Broder Boots Another One

David Broder of The Washington Post, called by some the "dean" of Washington pundits, is true to form in this wrong-headed column:
Policing Political Ads

By David S. Broder
Sunday, August 29, 2004; Page B07

...With total reported political contributions for this cycle already past the $1 billion mark -- and the heaviest ad buys still to come -- the character of the perpetual debate about campaign financing has begun to shift. Instead of focusing on who is giving how much, the argument now seems to be about who has the right to join in the spending spree....

With record sums available to both sides -- either through their official committees or through the independent groups supporting them -- the real issue is not one of finance but of accountability....

The institutions and individuals with a stake in the presidential election are far more numerous than two parties and two candidates. All sorts of other groups -- from left and right, from environmentalists to anti-abortionists -- have much riding on the outcome. By what logic are they to be prohibited from running their ads?...
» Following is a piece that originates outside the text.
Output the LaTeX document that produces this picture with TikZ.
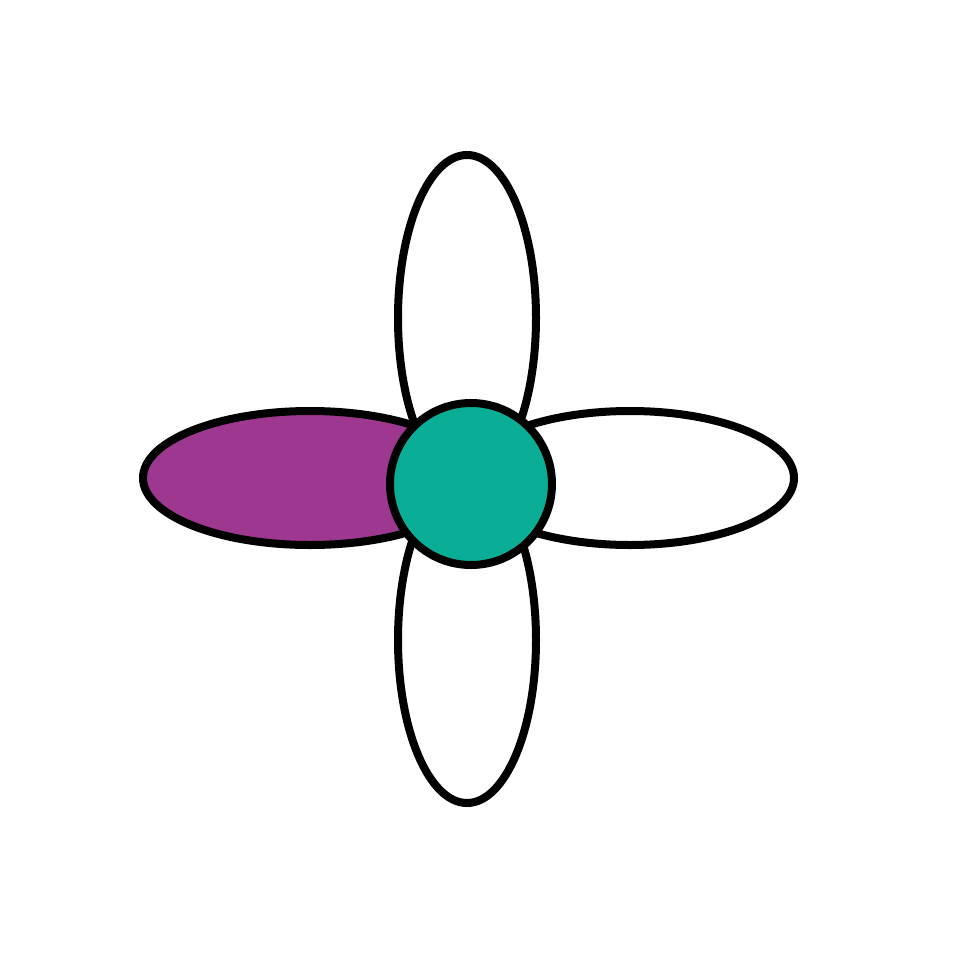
\documentclass[tikz,border=0pt]{standalone}
\usetikzlibrary{shapes.geometric}
\definecolor{petalpurple}{HTML}{9E3790}
\definecolor{centerteal}{HTML}{0AAE96}
\begin{document}
\begin{tikzpicture}[x=1pt,y=-1pt,
  outline/.style={draw=black,line width=8pt,inner sep=0pt},
  hpetal/.style={outline,fill=white,ellipse,minimum width=334pt,minimum height=134pt},
  vpetal/.style={outline,fill=white,ellipse,minimum width=138pt,minimum height=326pt}]
\useasboundingbox[fill=white] (0,0) rectangle (958,958);
\node[hpetal,fill=petalpurple] (left) at (310,478) {};
\node[vpetal] (top) at (467,318) {};
\node[vpetal] (bottom) at (467,640) {};
\node[hpetal,minimum width=328pt] (right) at (630,478) {};
\node[outline,fill=centerteal,circle,minimum size=162pt] (center) at (471,484) {};
\end{tikzpicture}
\end{document}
The reality is that, in a nation with our Constitution's guarantee of free speech and a government whose decisions affect every aspect of life, the flow of money from the private sector into the political world will be almost impossible to control.

What can be disciplined is the tendency of these ads to exaggerate, distort or flat-out lie. And the candidates who benefit from the ads are the ones who have the first responsibility -- along with the media -- to police them. The candidates ought to be judged by their willingness to tell their supporters when they have crossed the line.
The headline is scary, but it belies the message. Broder was doing well until the last paragraph. Then he booted it.
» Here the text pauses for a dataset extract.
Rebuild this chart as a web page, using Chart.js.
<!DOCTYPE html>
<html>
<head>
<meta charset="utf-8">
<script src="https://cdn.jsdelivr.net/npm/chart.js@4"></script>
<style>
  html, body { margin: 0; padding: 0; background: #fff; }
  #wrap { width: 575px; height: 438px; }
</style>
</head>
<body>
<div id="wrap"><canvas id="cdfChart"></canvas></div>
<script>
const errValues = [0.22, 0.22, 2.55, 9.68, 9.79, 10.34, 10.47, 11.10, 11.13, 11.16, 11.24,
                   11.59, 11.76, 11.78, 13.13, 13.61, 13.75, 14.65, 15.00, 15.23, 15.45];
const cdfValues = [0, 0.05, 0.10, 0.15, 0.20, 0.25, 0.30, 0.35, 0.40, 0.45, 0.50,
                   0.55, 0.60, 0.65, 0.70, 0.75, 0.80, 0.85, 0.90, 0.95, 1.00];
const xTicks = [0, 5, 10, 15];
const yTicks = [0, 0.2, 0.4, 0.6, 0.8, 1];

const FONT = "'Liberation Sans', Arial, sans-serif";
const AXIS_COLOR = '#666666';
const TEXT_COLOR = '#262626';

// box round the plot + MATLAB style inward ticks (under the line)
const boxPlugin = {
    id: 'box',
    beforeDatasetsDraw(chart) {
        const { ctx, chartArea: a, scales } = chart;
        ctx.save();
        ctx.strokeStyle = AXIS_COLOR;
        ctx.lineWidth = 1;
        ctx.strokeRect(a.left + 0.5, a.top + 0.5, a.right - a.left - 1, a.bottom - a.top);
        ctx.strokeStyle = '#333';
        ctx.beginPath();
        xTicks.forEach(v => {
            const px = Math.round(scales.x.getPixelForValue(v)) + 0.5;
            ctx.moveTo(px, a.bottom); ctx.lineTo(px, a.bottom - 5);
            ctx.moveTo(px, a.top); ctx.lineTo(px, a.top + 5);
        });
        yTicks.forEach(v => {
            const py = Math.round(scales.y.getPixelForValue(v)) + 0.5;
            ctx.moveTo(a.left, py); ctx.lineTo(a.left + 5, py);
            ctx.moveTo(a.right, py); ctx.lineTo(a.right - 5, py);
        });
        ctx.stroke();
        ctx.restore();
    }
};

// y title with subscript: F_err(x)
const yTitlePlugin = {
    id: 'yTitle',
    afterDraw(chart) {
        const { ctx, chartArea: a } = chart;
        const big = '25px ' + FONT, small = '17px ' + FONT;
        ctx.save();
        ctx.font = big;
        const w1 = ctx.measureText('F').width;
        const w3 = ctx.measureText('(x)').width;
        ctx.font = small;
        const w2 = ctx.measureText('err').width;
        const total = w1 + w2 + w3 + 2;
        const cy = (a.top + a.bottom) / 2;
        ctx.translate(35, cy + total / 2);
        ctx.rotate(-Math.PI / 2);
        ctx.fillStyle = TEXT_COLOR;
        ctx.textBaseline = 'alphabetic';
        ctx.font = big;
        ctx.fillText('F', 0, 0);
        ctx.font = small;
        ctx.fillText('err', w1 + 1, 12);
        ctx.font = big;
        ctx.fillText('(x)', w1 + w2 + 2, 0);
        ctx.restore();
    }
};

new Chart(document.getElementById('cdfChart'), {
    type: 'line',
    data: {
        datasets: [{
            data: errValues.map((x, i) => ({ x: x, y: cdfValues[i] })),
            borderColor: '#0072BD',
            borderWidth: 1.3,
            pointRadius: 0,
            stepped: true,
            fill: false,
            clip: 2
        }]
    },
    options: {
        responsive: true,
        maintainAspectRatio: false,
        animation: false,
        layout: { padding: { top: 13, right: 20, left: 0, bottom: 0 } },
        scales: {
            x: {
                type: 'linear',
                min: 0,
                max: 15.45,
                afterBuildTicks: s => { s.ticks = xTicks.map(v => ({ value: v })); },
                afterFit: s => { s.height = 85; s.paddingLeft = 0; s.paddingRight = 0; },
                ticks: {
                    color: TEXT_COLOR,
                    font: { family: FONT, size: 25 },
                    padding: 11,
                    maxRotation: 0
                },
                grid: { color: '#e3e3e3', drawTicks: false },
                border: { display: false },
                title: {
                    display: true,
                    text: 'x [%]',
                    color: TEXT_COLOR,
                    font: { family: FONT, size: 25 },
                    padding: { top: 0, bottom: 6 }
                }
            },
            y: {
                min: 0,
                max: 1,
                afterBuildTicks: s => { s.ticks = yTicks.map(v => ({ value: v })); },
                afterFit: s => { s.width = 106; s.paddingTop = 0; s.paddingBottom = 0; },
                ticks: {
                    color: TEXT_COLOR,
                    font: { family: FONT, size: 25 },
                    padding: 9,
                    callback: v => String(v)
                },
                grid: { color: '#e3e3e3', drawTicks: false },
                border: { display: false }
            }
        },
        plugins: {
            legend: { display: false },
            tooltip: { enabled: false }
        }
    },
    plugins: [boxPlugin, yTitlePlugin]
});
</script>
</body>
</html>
The only "policing" that's needed is the policing that citizens do in the privacy of their own minds. It's impossible to take at face value a candidate's disavowal or repudiation of ads attacking his opponent. Is the candidate being sincere or merely observing the niceties of political decorum? In the end, citizens are left to make up their own minds about the validity of third-party attack ads, just as they are left to make up their own minds about the validity of candidates' ads.

But Broder is just being Broder, a paternalistic Washington insider who doesn't trust "the masses" to think for themselves.